* BEGIN Extracted entries *

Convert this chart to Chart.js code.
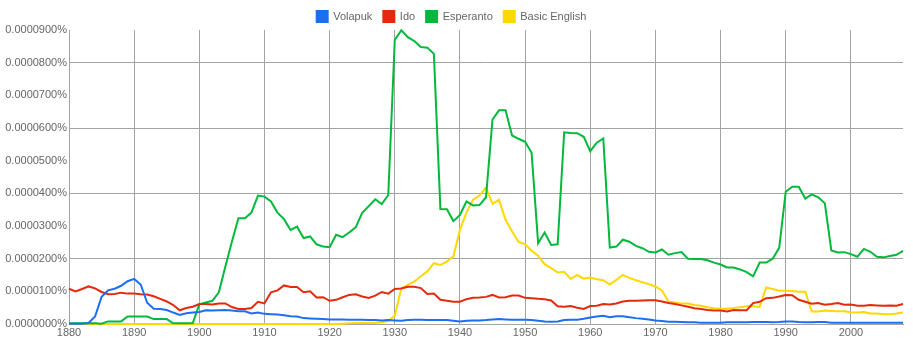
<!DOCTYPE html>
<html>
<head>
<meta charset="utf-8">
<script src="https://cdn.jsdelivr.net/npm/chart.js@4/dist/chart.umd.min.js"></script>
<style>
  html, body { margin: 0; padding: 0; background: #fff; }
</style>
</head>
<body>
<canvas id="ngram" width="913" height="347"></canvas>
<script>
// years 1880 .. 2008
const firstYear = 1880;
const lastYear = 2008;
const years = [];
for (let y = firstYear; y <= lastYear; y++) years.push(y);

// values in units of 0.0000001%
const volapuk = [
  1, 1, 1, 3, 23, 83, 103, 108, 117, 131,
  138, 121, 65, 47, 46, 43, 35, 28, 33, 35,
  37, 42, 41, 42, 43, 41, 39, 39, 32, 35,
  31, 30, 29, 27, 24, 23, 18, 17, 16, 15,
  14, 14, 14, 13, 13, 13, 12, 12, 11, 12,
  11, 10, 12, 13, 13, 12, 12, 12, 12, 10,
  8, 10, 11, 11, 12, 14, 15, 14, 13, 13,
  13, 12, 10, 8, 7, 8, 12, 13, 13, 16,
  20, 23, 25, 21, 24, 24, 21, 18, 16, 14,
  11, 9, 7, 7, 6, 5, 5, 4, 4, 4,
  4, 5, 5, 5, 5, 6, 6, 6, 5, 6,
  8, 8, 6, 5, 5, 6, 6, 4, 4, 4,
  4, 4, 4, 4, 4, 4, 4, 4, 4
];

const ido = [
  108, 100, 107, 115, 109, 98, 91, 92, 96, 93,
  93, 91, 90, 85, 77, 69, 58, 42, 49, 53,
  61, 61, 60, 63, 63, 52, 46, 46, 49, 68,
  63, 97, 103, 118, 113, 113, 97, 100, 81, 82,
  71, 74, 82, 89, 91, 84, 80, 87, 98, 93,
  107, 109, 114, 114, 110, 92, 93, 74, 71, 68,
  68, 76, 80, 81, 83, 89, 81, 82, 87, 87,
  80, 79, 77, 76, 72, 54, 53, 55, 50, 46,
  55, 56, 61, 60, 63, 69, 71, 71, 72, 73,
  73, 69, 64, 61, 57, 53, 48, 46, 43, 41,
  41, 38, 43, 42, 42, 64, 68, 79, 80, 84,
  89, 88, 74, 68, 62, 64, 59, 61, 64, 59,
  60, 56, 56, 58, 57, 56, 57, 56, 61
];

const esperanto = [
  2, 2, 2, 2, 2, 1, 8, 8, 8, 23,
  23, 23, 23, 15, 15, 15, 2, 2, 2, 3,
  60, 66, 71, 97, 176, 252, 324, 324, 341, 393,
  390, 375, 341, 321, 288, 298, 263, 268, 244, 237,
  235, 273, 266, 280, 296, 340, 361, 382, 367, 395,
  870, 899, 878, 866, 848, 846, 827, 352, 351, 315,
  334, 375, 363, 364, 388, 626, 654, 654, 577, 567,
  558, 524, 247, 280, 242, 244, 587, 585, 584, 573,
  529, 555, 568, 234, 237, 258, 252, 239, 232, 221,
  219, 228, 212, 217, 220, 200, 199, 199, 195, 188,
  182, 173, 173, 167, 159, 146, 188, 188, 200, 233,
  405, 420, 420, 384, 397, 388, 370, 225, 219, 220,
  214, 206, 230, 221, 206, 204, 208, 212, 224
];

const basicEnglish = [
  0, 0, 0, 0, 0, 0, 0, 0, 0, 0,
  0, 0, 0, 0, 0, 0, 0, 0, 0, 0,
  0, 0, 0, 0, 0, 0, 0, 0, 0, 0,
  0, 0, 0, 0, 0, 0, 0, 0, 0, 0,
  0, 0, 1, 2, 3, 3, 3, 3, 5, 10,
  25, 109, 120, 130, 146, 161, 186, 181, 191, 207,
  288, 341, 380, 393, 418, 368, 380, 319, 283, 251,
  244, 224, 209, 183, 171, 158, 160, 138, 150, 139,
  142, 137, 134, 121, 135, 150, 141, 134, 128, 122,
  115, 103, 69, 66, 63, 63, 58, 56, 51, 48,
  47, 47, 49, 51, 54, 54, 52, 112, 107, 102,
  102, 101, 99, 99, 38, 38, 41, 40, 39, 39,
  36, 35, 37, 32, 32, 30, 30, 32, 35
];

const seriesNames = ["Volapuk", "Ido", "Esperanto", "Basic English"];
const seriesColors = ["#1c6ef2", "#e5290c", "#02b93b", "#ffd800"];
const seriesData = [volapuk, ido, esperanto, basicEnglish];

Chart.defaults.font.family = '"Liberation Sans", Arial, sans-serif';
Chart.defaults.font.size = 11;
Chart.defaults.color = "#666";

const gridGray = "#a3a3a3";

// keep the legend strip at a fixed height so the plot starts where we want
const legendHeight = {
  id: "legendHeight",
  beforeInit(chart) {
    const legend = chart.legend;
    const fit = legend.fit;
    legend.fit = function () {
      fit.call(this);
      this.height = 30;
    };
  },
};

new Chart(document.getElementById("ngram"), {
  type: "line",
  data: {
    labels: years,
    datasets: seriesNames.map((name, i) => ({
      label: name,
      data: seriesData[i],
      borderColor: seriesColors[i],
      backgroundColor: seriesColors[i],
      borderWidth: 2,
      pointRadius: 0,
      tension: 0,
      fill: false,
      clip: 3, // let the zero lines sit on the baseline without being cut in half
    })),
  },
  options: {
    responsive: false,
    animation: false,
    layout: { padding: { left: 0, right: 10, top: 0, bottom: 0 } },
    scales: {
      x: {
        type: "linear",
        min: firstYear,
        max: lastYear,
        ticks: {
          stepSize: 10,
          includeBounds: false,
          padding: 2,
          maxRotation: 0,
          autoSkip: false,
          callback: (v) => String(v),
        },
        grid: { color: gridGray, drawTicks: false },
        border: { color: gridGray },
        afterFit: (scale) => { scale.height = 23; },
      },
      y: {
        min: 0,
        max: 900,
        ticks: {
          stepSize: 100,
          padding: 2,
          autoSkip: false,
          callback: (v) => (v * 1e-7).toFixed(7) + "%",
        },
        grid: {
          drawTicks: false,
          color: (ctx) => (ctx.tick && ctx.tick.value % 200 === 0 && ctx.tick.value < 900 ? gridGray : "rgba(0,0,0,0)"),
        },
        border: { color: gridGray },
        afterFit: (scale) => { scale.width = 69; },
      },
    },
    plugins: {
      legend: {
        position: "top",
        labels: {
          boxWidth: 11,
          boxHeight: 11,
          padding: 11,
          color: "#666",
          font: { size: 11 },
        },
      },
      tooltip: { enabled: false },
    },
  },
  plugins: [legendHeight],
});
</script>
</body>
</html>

* END Extracted entries *
* BEGIN Extracted entries *

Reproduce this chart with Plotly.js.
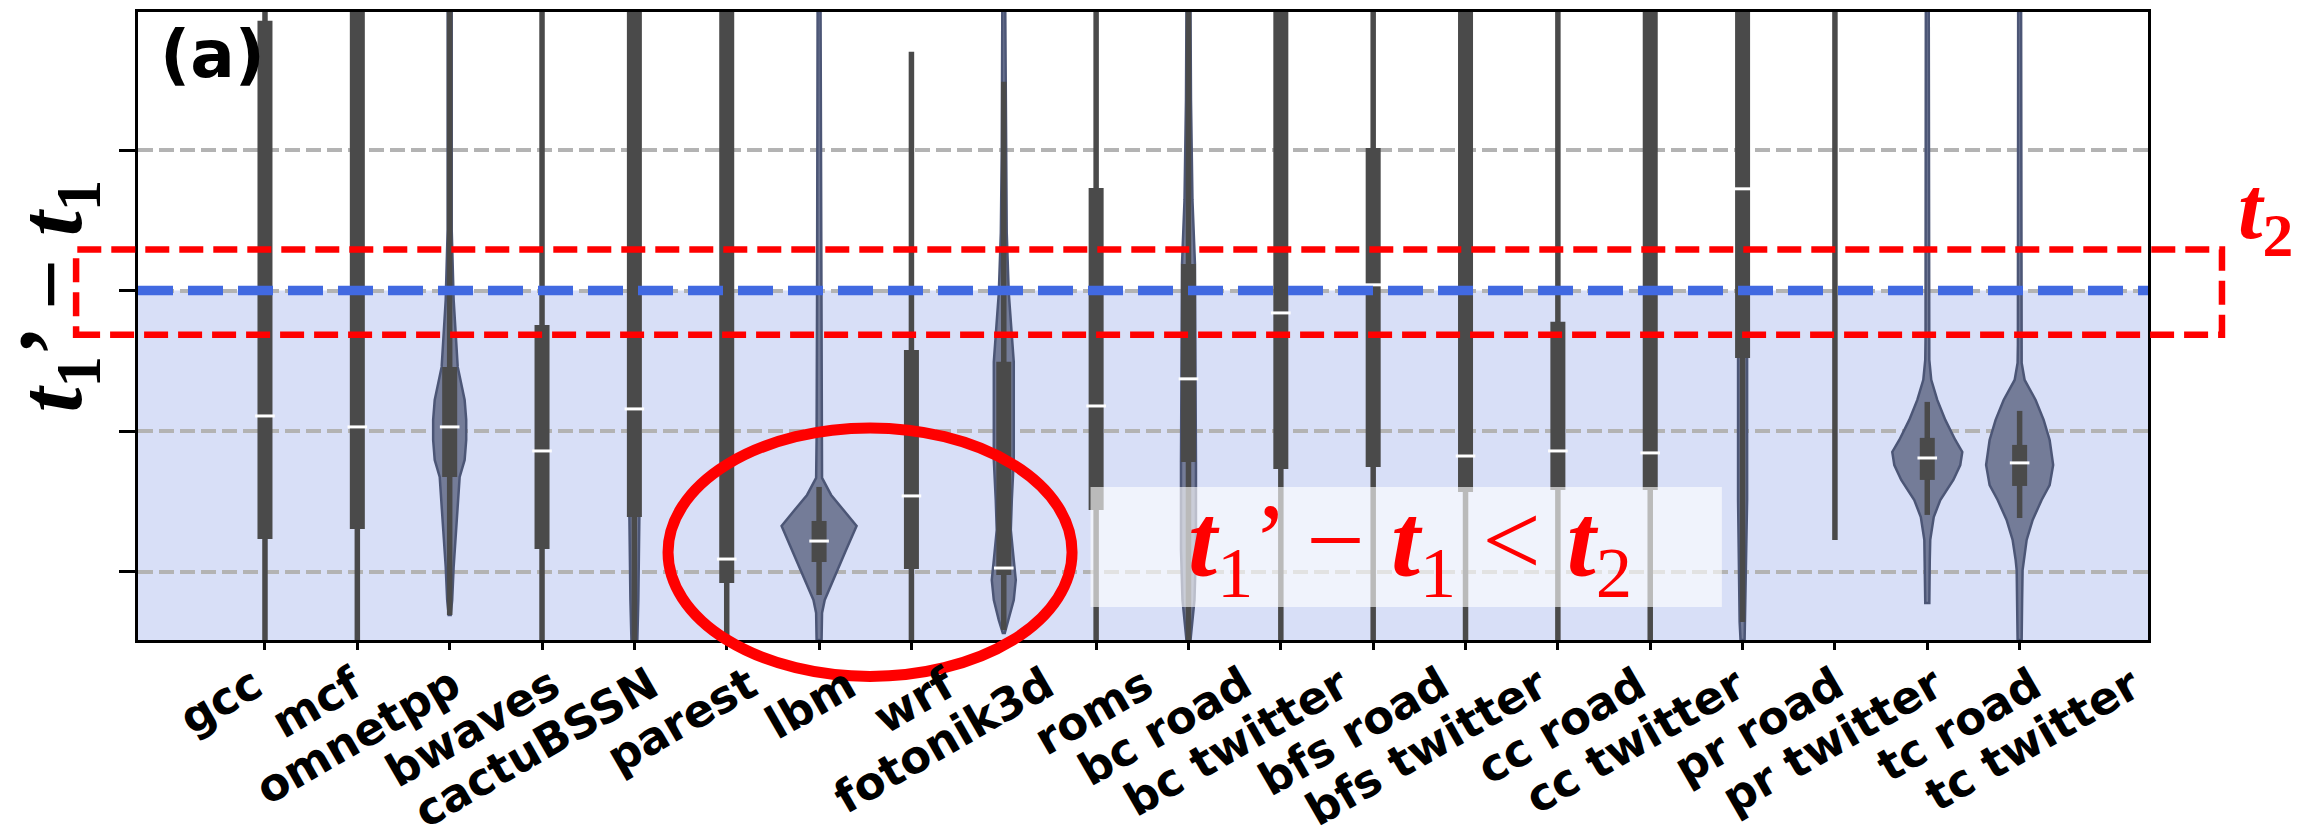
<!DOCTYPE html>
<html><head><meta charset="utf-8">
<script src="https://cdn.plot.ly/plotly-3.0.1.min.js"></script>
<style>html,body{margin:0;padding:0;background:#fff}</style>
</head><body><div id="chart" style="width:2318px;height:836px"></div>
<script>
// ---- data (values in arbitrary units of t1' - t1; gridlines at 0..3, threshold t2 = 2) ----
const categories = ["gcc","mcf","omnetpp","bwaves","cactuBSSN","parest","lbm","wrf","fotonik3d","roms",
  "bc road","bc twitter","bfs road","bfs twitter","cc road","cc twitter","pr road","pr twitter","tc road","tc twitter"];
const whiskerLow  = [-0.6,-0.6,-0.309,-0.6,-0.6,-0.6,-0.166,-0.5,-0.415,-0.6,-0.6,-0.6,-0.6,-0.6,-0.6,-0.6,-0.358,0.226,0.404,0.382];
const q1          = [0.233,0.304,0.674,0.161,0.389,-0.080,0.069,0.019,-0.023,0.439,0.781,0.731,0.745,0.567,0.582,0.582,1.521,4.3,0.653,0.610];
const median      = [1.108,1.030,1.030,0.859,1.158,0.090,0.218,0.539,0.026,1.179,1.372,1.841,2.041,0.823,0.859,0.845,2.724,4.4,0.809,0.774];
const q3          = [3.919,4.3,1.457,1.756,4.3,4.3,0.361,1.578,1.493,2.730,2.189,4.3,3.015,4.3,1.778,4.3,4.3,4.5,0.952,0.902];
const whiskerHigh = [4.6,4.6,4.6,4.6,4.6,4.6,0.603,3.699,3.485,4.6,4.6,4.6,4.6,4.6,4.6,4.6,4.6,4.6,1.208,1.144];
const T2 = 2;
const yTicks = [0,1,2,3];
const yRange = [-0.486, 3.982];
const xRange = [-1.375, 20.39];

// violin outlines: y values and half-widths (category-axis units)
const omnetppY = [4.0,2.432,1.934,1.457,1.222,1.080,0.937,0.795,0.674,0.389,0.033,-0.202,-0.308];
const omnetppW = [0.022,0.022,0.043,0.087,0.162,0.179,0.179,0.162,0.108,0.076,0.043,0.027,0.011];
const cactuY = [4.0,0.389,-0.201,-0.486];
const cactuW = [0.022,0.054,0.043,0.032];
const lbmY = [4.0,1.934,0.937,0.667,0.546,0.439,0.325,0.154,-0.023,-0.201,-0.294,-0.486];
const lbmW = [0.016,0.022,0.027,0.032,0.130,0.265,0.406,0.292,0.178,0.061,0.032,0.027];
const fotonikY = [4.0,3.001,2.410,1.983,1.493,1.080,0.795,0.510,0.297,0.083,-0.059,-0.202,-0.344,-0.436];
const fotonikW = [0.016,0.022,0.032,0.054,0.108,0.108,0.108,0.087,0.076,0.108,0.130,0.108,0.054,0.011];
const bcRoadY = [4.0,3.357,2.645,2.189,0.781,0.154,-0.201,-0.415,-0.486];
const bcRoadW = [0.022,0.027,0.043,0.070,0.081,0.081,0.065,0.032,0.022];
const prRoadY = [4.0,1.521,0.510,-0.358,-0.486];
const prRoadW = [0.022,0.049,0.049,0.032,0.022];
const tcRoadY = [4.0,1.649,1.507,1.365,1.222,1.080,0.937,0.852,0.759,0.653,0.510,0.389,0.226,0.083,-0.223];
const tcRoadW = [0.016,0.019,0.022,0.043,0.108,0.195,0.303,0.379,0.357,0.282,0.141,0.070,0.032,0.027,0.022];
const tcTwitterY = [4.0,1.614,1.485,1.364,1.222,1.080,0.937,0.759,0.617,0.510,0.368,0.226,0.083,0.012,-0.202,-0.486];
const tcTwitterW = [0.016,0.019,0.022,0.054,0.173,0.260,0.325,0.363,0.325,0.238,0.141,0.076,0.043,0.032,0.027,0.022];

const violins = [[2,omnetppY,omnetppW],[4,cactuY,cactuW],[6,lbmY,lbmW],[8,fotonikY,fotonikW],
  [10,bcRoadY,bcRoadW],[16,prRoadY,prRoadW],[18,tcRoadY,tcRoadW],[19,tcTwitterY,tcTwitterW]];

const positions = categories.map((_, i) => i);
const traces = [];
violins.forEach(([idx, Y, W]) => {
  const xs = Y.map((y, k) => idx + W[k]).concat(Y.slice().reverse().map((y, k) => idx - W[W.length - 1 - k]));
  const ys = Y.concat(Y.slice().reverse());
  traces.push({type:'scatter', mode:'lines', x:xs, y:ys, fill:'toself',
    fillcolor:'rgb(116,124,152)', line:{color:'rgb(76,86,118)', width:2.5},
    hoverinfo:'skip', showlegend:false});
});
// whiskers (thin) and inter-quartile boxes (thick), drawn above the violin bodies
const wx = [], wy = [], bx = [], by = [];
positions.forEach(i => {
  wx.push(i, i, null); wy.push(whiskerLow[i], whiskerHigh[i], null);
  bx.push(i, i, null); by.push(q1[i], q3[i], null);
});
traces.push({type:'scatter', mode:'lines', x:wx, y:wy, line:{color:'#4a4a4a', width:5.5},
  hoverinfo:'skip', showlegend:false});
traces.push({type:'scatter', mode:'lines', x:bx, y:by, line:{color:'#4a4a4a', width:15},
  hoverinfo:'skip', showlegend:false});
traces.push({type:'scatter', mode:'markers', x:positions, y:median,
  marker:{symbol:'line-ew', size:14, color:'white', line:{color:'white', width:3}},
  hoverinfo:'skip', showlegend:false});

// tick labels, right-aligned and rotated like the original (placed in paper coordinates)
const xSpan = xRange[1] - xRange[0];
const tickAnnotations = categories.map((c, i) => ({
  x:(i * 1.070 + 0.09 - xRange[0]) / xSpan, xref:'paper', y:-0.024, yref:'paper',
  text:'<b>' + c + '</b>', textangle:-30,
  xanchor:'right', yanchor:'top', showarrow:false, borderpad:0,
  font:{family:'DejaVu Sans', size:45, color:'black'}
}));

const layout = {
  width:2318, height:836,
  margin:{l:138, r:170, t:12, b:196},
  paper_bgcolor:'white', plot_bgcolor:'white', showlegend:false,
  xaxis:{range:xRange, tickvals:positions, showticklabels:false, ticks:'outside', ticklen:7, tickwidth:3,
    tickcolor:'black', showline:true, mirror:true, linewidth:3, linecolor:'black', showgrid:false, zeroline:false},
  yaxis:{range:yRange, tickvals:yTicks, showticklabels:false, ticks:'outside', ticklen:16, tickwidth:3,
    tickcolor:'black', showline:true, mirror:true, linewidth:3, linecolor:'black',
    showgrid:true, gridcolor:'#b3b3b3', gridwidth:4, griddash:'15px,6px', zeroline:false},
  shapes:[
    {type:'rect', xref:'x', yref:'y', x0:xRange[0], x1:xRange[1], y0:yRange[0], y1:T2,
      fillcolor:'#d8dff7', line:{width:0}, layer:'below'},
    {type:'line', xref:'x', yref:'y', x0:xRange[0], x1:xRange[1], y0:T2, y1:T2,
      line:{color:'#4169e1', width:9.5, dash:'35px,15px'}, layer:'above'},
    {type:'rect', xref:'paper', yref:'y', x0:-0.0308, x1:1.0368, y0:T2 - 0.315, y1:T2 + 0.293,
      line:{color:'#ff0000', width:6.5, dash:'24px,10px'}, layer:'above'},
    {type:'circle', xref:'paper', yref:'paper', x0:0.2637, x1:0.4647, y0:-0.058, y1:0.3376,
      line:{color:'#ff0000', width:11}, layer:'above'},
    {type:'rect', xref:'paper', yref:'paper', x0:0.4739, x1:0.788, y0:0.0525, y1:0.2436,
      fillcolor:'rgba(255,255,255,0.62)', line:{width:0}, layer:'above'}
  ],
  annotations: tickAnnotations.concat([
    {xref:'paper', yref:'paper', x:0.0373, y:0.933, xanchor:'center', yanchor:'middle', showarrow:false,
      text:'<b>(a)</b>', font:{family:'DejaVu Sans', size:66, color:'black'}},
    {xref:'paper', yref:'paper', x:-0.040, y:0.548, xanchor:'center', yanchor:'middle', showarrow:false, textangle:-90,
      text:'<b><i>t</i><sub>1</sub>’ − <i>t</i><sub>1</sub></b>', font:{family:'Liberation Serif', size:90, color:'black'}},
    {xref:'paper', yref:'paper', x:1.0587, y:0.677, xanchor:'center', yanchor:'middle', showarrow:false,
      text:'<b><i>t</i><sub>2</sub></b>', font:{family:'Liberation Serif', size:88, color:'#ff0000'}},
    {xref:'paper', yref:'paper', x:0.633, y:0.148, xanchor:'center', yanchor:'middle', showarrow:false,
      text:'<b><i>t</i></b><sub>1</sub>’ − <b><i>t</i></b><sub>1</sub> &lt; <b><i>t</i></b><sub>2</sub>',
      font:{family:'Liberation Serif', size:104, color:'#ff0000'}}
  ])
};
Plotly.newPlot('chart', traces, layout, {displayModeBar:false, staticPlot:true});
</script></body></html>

* END Extracted entries *
* BEGIN Extracted entries *

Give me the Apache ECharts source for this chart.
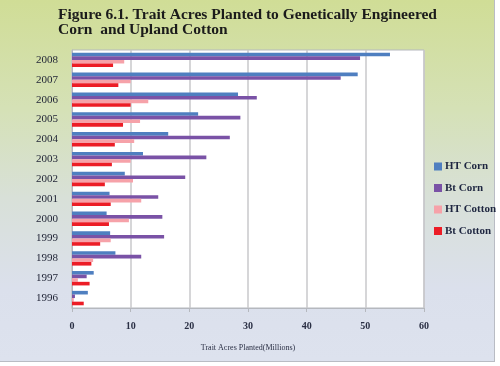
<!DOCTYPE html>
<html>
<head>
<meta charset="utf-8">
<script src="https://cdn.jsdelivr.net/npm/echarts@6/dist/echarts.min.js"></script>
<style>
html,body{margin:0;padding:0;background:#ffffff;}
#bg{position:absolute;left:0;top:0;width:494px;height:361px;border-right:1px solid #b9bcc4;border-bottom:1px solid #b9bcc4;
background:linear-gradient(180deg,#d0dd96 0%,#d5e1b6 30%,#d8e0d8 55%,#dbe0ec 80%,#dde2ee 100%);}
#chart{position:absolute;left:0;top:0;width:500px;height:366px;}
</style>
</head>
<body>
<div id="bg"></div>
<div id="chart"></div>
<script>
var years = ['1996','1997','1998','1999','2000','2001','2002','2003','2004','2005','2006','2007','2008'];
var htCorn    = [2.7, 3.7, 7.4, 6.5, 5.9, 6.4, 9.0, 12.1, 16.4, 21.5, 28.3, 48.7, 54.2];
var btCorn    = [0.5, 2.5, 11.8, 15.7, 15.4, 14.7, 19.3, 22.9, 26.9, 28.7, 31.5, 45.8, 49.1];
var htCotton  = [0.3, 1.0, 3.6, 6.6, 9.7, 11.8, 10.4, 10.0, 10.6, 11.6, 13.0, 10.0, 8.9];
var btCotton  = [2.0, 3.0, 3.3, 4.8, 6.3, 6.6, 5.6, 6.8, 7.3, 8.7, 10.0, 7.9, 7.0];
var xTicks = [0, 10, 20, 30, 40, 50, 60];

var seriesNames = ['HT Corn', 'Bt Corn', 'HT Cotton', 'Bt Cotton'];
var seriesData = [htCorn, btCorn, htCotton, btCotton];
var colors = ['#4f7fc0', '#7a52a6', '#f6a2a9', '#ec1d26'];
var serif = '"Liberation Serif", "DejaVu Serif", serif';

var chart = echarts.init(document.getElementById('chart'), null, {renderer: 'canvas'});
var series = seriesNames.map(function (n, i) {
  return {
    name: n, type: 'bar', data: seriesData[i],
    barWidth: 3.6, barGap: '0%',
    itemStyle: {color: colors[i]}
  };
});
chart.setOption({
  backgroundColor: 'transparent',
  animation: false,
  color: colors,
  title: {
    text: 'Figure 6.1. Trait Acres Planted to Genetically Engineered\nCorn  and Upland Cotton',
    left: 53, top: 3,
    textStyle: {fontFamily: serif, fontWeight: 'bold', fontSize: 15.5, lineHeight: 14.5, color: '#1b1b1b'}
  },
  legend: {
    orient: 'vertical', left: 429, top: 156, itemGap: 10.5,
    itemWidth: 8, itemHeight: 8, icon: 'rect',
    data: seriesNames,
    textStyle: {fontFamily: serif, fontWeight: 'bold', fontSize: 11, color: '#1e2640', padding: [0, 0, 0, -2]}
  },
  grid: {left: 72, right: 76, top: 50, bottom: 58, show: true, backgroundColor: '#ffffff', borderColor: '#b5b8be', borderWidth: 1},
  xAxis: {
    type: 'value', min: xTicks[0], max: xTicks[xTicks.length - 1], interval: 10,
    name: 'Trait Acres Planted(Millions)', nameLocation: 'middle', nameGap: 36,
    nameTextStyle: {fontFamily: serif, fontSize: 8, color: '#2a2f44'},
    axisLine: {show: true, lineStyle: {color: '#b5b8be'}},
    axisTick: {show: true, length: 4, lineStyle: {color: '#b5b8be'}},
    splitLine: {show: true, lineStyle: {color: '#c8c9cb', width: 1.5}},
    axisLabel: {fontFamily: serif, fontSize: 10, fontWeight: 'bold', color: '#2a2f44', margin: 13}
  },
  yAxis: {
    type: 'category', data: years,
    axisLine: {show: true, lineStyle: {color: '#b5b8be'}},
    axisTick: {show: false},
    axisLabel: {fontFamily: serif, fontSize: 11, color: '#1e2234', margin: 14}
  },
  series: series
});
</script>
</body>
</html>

* END Extracted entries *

Quote the lines above exactly, starting with the one that has "Reproduce this chart with Plotly.js." and ending with the one that has "const xRange = [-1.375, 20.39];"; drop the pictures and include nothing else.

*Written response*
Reproduce this chart with Plotly.js.
<!DOCTYPE html>
<html><head><meta charset="utf-8">
<script src="https://cdn.plot.ly/plotly-3.0.1.min.js"></script>
<style>html,body{margin:0;padding:0;background:#fff}</style>
</head><body><div id="chart" style="width:2318px;height:836px"></div>
<script>
// ---- data (values in arbitrary units of t1' - t1; gridlines at 0..3, threshold t2 = 2) ----
const categories = ["gcc","mcf","omnetpp","bwaves","cactuBSSN","parest","lbm","wrf","fotonik3d","roms",
  "bc road","bc twitter","bfs road","bfs twitter","cc road","cc twitter","pr road","pr twitter","tc road","tc twitter"];
const whiskerLow  = [-0.6,-0.6,-0.309,-0.6,-0.6,-0.6,-0.166,-0.5,-0.415,-0.6,-0.6,-0.6,-0.6,-0.6,-0.6,-0.6,-0.358,0.226,0.404,0.382];
const q1          = [0.233,0.304,0.674,0.161,0.389,-0.080,0.069,0.019,-0.023,0.439,0.781,0.731,0.745,0.567,0.582,0.582,1.521,4.3,0.653,0.610];
const median      = [1.108,1.030,1.030,0.859,1.158,0.090,0.218,0.539,0.026,1.179,1.372,1.841,2.041,0.823,0.859,0.845,2.724,4.4,0.809,0.774];
const q3          = [3.919,4.3,1.457,1.756,4.3,4.3,0.361,1.578,1.493,2.730,2.189,4.3,3.015,4.3,1.778,4.3,4.3,4.5,0.952,0.902];
const whiskerHigh = [4.6,4.6,4.6,4.6,4.6,4.6,0.603,3.699,3.485,4.6,4.6,4.6,4.6,4.6,4.6,4.6,4.6,4.6,1.208,1.144];
const T2 = 2;
const yTicks = [0,1,2,3];
const yRange = [-0.486, 3.982];
const xRange = [-1.375, 20.39];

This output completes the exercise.